═══ EXERCISE DATA ═══

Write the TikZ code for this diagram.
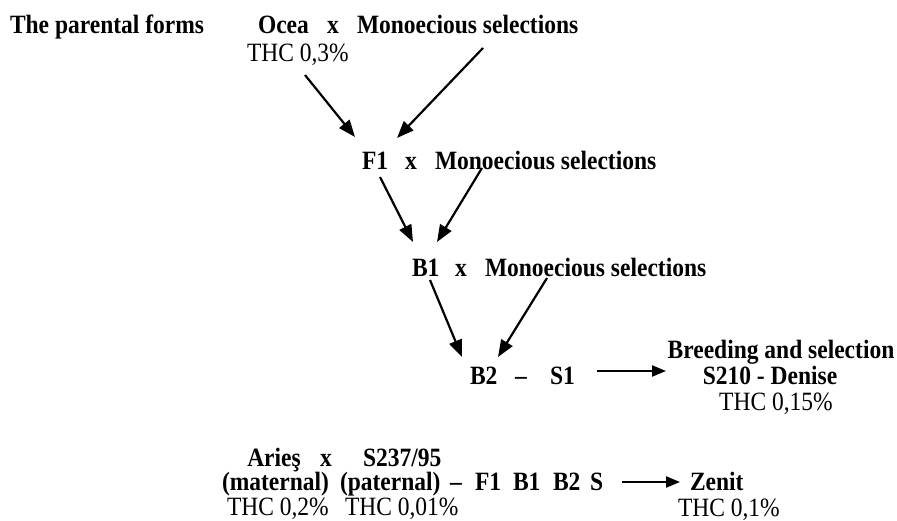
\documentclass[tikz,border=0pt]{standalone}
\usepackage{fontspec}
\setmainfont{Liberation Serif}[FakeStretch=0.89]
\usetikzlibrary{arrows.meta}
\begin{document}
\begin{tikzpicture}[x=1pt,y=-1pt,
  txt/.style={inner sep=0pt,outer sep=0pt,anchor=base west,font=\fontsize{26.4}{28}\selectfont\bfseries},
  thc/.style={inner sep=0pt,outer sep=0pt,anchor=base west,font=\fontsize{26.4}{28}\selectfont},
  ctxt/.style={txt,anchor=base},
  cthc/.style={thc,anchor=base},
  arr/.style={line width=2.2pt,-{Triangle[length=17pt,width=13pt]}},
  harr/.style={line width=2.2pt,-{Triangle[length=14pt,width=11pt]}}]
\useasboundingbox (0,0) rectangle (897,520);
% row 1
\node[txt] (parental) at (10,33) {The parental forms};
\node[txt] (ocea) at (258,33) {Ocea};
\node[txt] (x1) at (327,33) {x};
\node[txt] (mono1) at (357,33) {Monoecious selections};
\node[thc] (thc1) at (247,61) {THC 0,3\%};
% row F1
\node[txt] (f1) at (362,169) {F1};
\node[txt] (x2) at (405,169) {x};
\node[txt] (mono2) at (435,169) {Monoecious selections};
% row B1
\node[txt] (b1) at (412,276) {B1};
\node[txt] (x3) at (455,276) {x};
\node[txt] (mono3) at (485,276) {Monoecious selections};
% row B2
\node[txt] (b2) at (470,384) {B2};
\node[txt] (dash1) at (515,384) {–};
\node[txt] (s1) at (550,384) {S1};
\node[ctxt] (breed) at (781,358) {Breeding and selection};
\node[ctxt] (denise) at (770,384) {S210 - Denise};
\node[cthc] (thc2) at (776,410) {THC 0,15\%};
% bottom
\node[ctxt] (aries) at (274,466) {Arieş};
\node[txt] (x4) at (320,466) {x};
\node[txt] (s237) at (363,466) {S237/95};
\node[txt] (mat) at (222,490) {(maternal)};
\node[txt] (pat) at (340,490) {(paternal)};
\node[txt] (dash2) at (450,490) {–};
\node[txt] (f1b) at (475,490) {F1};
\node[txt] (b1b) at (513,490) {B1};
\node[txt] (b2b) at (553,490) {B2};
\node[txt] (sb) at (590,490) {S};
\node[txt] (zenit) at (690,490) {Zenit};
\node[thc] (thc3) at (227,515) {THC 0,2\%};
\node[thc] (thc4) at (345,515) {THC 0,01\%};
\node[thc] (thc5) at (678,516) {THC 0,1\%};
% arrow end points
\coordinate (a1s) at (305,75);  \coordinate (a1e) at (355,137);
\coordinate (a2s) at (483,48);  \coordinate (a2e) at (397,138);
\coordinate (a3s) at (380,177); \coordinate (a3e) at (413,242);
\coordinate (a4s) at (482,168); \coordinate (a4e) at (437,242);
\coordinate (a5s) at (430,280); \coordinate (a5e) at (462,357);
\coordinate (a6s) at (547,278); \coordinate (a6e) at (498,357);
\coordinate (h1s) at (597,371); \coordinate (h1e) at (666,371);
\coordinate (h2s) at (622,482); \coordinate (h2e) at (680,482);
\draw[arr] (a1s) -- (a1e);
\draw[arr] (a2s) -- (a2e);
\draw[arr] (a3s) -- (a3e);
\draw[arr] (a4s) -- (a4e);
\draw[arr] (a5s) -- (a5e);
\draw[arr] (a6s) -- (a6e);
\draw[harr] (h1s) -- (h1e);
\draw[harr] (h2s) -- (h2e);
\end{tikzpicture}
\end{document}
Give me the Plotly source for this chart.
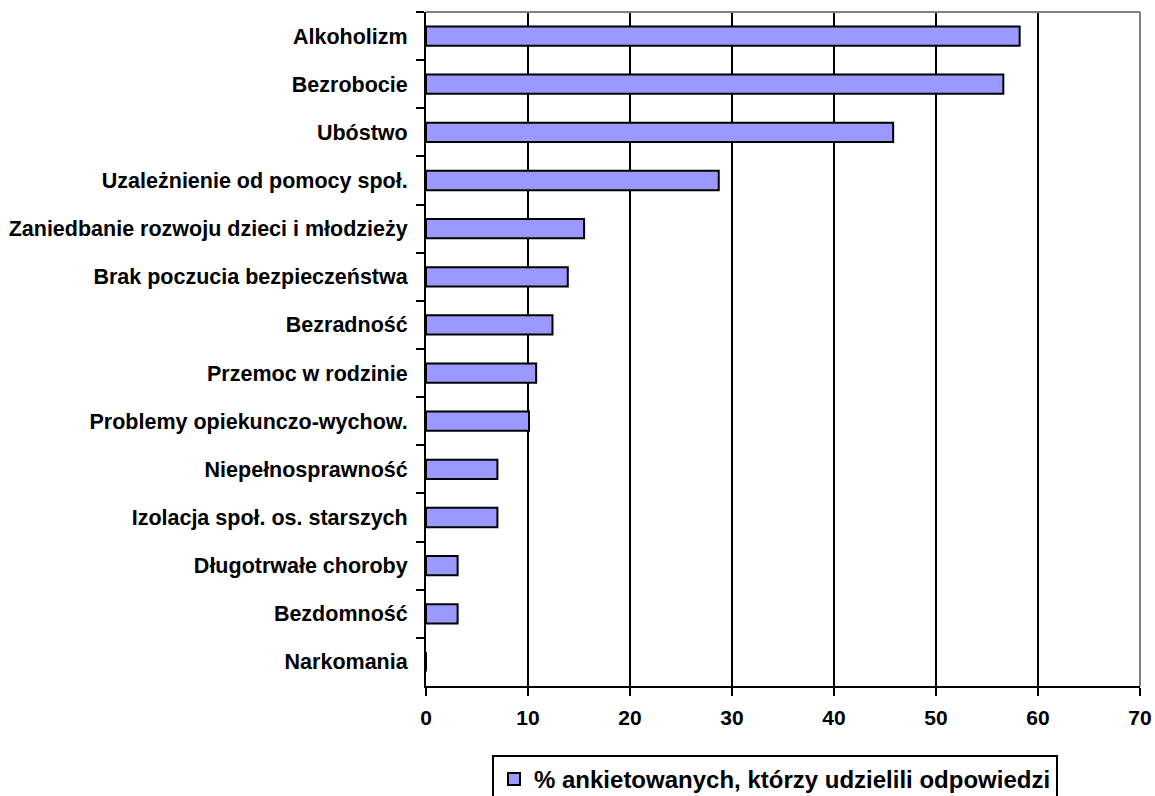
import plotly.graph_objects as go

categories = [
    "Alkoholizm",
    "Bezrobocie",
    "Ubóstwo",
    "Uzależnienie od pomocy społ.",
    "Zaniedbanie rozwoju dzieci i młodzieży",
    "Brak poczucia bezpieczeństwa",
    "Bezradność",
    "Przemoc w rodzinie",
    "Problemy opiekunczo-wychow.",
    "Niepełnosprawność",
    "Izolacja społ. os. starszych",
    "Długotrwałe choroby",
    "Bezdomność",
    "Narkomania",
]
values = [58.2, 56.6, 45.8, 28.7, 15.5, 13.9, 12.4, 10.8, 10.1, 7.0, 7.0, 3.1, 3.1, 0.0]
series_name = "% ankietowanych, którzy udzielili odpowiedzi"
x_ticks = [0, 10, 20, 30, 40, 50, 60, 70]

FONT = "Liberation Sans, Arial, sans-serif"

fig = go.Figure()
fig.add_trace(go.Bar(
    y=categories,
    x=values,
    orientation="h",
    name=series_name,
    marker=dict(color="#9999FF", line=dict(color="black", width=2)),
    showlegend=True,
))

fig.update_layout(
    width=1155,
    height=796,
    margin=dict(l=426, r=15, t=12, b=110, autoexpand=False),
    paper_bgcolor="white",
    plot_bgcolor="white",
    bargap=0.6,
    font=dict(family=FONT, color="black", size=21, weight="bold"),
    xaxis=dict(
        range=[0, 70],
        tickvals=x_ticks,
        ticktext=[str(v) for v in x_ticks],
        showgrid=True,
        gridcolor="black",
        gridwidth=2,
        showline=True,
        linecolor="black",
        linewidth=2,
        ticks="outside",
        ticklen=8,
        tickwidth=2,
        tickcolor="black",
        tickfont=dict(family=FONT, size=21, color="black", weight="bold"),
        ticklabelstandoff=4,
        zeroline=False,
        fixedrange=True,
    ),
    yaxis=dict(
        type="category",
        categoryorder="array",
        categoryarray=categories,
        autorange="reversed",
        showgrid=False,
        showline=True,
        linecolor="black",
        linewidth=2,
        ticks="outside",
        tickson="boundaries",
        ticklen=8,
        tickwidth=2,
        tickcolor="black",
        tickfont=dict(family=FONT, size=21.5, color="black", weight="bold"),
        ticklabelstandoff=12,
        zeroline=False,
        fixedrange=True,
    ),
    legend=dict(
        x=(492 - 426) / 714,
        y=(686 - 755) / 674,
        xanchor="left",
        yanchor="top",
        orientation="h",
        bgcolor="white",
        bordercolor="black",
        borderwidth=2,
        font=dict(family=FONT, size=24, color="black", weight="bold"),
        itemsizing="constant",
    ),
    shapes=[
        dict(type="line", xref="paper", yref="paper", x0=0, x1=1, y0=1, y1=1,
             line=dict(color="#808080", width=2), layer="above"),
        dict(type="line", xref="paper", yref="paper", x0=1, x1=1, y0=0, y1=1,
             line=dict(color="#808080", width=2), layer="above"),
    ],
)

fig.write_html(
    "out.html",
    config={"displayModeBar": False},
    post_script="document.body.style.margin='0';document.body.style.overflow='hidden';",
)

═══

**EXERCISE DETAILS**:
Return every line above that contains the word "this".

**FINAL RESULT**:
Write the TikZ code for this diagram.
Give me the Plotly source for this chart.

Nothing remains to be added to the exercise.